◆ **Problem to solve**
Locate the word "diagram" in the material, then show every line that holds it.

◆ **Extracted entries**
◇ ◇ ◇

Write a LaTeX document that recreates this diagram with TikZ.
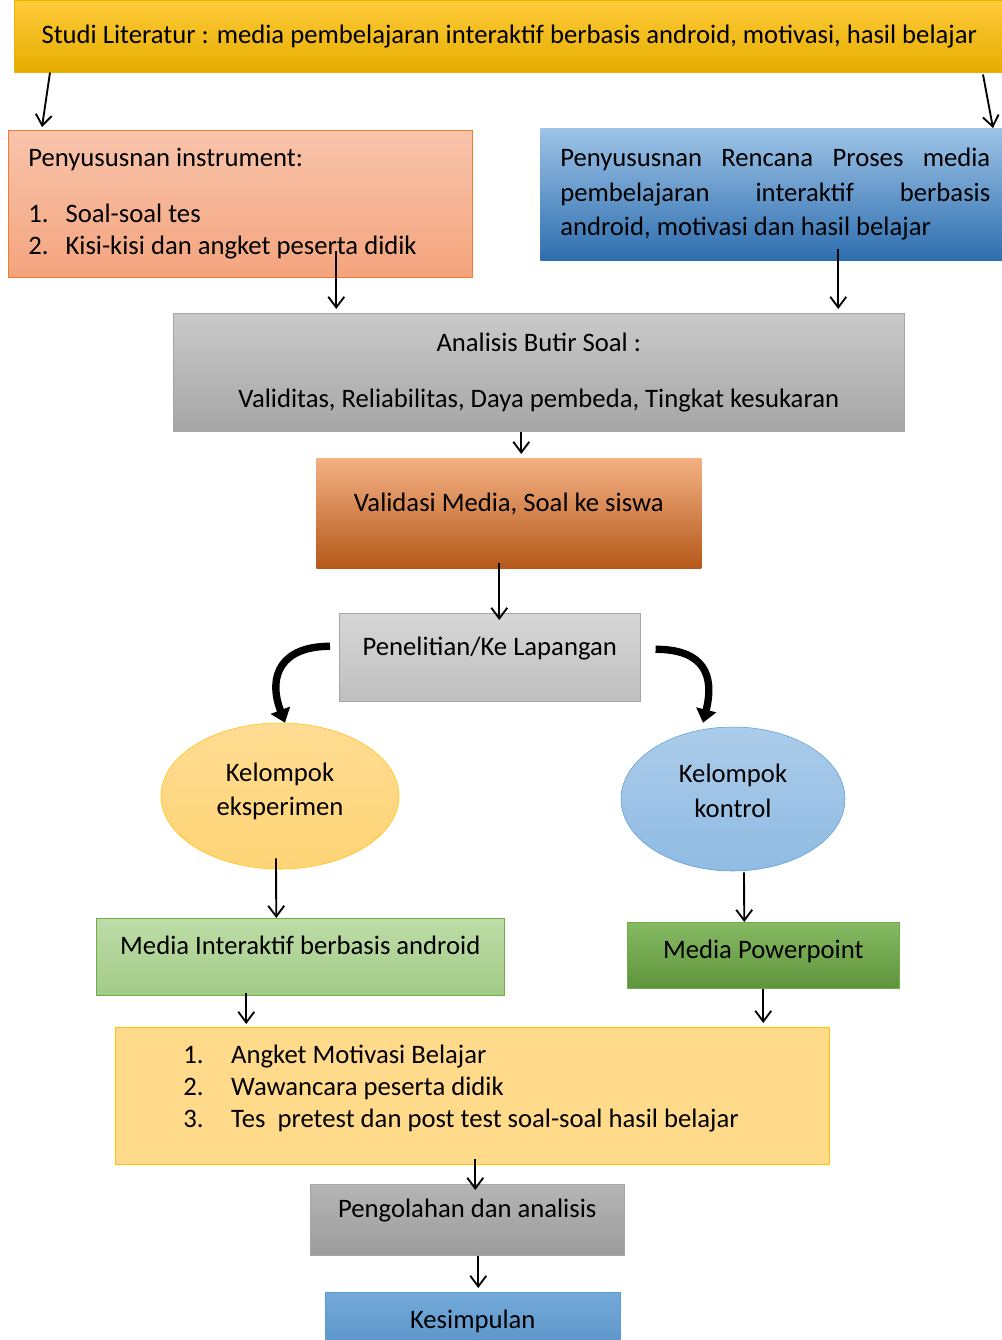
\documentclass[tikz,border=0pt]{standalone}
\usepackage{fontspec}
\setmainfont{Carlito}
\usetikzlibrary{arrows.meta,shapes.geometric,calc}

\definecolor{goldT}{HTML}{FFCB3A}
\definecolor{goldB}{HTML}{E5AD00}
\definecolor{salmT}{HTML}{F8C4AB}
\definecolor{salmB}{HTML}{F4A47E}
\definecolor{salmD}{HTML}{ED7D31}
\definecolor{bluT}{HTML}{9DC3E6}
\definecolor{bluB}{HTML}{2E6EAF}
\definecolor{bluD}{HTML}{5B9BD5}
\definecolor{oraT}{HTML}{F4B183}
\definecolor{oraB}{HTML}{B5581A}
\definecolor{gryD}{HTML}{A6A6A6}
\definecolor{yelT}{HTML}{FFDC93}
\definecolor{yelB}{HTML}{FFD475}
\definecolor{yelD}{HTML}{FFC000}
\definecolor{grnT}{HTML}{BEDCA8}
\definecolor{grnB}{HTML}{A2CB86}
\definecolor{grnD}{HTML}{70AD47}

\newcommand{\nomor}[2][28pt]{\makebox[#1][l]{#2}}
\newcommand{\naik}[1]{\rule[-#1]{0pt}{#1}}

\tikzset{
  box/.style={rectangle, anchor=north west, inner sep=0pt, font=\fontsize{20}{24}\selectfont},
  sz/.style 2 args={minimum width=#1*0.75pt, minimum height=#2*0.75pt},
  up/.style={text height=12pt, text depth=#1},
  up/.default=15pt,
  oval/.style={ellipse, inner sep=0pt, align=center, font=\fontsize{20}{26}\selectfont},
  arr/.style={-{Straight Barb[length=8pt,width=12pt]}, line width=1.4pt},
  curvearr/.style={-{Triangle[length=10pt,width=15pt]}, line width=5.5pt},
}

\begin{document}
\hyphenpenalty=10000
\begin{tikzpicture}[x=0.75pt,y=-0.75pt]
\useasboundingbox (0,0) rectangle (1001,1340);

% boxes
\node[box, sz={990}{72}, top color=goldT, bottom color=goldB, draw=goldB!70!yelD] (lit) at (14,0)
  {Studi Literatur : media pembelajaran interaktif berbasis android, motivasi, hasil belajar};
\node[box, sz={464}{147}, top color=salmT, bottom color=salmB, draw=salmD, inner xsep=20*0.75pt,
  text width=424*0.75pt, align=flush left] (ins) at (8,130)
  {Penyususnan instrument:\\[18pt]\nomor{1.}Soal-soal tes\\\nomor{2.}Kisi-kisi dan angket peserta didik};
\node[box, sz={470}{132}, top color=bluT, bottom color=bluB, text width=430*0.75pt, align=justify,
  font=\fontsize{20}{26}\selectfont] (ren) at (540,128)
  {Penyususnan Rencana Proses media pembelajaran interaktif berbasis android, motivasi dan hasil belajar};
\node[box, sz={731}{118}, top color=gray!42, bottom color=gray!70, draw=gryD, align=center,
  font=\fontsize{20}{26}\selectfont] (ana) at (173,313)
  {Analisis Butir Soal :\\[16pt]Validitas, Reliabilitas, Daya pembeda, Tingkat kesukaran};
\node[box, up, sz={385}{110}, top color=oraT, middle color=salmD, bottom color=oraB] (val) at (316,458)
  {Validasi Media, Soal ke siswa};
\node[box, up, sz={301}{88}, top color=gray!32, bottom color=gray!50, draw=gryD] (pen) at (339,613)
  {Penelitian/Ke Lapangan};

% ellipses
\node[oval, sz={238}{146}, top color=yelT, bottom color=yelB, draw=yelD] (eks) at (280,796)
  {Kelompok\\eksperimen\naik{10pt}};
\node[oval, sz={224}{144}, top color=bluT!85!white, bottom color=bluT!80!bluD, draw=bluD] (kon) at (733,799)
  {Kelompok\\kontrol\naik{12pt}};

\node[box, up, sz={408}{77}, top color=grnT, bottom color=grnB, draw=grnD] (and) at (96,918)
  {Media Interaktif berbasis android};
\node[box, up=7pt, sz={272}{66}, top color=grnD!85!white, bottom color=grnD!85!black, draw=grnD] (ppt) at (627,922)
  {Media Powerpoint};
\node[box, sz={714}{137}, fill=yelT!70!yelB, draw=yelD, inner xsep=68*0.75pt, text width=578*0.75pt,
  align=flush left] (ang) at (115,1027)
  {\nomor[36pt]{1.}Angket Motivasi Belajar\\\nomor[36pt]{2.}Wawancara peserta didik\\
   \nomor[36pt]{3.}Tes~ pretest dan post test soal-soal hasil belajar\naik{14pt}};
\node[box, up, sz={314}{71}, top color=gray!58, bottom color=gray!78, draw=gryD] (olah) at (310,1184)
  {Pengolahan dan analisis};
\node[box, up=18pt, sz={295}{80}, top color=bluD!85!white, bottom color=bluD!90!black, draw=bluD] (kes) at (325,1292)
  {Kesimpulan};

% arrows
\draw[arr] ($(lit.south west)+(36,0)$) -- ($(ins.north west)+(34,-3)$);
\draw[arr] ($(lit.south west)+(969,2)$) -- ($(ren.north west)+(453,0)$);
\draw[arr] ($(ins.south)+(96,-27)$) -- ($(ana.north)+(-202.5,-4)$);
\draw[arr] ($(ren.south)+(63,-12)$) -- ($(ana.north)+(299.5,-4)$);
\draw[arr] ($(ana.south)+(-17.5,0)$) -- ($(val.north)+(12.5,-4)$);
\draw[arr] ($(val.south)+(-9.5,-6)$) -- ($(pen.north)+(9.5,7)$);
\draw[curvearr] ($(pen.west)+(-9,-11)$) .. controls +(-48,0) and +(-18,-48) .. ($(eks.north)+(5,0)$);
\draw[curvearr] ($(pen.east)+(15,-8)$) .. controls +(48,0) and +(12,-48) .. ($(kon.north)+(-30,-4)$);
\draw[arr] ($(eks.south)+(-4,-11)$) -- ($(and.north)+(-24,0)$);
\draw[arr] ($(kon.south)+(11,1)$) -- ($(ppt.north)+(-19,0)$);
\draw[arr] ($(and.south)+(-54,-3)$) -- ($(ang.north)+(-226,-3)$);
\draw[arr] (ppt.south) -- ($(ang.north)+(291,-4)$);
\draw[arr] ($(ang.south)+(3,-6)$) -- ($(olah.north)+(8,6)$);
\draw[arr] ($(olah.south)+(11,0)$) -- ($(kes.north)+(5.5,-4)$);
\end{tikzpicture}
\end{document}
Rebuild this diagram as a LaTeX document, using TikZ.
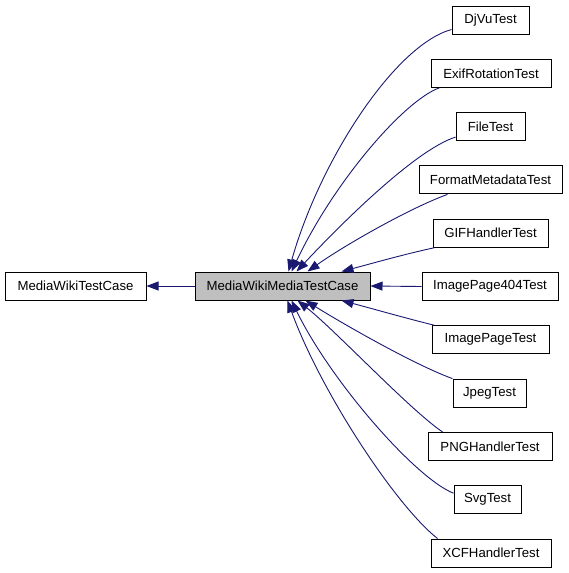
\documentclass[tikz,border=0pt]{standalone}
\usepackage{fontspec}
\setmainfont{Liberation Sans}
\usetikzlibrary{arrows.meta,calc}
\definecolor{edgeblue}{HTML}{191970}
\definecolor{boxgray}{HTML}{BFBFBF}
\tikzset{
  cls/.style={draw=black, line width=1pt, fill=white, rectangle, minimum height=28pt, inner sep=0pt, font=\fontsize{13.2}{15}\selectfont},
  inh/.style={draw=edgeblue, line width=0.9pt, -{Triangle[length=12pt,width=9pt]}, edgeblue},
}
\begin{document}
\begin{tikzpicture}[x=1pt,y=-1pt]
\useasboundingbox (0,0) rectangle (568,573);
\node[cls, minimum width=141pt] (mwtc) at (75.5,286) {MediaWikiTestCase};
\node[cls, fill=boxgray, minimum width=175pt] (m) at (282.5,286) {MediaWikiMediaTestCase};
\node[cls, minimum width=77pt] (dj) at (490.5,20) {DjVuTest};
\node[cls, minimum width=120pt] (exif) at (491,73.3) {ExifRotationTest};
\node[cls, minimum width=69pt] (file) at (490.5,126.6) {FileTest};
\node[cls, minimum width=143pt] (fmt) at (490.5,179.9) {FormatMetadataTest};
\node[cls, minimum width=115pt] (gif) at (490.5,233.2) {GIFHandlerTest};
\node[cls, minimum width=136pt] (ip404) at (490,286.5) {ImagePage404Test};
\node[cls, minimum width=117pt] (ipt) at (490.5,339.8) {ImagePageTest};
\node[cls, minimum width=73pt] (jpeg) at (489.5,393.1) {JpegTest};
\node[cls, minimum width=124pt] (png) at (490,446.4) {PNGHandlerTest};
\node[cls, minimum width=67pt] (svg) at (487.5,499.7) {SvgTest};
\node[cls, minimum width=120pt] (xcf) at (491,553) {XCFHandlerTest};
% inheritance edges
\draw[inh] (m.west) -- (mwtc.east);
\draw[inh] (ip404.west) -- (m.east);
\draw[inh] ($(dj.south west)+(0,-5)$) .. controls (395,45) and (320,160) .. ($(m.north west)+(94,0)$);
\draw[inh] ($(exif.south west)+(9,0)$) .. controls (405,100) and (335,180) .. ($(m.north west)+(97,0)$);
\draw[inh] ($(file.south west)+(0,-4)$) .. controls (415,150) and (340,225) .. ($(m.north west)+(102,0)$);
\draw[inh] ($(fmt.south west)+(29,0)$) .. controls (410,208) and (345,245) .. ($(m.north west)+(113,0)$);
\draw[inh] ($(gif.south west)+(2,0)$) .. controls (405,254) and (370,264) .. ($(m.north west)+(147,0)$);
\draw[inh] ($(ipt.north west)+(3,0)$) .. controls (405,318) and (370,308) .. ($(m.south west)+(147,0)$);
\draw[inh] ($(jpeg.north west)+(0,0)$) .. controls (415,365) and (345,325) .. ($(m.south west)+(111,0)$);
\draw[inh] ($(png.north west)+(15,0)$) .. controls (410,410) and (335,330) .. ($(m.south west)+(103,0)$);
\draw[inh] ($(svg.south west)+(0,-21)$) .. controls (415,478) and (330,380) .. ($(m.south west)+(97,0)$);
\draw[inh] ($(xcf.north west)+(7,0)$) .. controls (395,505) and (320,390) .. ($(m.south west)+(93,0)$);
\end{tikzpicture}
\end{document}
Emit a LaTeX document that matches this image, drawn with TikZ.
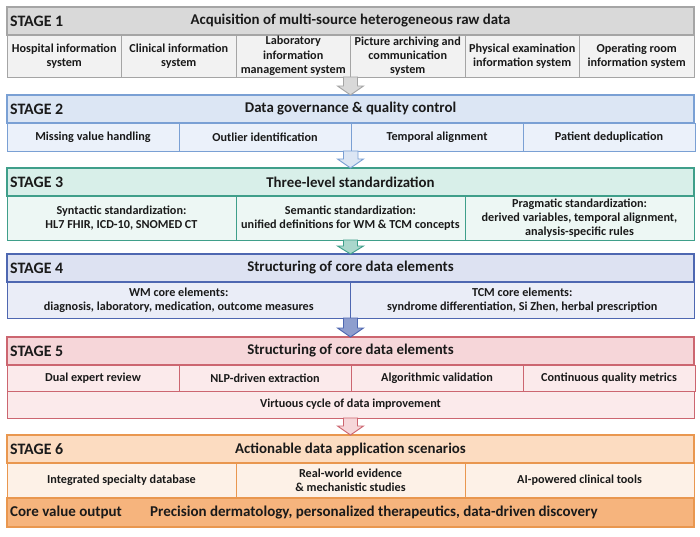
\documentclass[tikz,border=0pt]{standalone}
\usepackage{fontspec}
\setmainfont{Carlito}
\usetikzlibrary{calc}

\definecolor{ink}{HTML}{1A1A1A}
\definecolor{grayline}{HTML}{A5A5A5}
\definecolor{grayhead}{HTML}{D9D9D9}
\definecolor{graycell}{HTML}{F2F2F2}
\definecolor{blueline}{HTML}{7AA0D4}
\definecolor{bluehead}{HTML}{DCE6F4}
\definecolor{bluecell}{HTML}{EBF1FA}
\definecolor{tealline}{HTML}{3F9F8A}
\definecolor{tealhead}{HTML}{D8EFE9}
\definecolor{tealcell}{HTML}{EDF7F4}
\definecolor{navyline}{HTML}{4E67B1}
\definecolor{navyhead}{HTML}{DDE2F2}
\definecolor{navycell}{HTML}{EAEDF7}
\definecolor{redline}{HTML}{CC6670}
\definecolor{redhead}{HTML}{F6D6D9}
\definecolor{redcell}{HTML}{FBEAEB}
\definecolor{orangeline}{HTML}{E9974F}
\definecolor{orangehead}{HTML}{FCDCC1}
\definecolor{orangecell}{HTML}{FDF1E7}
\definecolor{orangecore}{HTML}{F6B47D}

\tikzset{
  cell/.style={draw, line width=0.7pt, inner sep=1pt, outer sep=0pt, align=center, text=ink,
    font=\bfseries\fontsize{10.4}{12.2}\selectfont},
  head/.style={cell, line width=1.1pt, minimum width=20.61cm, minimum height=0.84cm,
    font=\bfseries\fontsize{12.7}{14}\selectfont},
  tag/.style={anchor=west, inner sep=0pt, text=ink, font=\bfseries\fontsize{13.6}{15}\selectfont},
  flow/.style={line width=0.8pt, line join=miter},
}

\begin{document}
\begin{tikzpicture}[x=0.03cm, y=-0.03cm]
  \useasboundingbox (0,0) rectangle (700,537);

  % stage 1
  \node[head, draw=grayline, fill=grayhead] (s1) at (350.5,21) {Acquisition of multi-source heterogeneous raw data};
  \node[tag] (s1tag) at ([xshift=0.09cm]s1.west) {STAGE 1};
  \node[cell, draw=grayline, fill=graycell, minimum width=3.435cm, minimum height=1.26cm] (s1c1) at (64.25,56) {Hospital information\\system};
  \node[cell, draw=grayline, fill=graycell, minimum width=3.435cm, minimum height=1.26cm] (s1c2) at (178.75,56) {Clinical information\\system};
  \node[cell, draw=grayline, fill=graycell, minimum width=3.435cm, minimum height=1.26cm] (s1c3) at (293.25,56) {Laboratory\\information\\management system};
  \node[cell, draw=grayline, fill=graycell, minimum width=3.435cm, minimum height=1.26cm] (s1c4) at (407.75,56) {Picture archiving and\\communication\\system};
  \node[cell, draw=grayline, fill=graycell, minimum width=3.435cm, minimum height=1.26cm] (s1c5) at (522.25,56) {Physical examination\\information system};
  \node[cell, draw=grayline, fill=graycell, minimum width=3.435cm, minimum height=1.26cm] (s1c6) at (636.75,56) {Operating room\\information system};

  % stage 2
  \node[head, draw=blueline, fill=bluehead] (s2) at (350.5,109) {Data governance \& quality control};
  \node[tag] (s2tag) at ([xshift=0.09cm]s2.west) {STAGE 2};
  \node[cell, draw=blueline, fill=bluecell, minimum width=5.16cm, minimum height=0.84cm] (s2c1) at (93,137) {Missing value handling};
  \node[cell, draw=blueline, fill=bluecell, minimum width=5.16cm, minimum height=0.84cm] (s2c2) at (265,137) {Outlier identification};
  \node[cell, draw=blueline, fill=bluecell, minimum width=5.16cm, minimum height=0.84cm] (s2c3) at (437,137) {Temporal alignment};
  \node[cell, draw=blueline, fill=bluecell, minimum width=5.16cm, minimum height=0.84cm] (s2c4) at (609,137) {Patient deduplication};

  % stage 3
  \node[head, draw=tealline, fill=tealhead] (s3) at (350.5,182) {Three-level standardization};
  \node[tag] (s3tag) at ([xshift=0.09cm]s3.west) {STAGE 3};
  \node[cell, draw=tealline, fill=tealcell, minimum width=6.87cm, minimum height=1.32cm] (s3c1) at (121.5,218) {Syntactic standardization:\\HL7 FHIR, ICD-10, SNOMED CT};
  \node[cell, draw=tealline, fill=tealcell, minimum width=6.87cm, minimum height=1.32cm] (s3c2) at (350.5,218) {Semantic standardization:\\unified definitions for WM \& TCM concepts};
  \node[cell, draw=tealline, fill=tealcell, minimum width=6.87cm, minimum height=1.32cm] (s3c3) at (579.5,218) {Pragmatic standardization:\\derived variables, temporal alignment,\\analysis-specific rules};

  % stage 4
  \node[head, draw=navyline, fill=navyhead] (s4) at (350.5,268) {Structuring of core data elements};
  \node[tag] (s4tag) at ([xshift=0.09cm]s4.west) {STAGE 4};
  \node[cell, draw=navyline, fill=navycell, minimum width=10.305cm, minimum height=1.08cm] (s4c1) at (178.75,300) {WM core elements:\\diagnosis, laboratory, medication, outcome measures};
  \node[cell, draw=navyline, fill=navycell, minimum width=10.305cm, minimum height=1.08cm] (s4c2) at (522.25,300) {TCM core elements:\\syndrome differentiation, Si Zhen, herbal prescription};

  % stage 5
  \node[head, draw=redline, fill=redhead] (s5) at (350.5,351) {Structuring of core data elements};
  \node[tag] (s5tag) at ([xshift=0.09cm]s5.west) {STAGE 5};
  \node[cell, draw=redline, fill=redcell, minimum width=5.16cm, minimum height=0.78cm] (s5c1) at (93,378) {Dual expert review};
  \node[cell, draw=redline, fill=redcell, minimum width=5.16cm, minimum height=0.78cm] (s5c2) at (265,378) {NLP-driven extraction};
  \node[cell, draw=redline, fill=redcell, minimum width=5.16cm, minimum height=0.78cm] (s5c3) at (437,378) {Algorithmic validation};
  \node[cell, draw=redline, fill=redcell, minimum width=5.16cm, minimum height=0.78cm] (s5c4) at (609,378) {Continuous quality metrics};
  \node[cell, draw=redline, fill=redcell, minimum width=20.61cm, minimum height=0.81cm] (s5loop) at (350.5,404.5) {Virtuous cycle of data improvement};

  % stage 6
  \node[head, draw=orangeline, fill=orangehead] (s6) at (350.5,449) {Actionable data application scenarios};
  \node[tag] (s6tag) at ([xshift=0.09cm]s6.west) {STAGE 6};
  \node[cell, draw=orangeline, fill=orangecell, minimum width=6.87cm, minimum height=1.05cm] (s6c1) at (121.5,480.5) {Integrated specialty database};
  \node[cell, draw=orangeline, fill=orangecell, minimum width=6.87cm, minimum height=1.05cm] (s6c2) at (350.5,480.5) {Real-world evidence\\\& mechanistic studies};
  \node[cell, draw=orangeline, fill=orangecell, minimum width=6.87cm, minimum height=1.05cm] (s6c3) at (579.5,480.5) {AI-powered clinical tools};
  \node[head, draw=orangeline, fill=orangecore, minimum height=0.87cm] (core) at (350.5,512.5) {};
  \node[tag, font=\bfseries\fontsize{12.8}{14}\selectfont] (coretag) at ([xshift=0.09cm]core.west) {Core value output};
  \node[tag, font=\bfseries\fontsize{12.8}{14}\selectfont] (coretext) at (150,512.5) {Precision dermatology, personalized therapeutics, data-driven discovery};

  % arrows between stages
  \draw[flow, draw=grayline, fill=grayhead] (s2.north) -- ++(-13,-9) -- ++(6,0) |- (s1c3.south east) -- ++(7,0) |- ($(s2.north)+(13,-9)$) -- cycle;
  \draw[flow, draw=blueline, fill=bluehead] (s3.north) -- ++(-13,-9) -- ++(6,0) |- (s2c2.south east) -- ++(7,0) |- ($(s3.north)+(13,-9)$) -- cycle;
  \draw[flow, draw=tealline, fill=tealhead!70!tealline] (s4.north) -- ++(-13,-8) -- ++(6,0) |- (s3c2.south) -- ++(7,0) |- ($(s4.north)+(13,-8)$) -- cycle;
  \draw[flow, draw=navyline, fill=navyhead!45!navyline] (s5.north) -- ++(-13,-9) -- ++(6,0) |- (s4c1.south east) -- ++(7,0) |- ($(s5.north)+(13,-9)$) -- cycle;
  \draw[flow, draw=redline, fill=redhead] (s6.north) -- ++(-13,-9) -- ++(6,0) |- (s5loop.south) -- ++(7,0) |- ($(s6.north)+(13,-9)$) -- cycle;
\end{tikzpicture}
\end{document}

◇ ◇ ◇

◆ **Output**
Write a LaTeX document that recreates this diagram with TikZ.
Rebuild this diagram as a LaTeX document, using TikZ.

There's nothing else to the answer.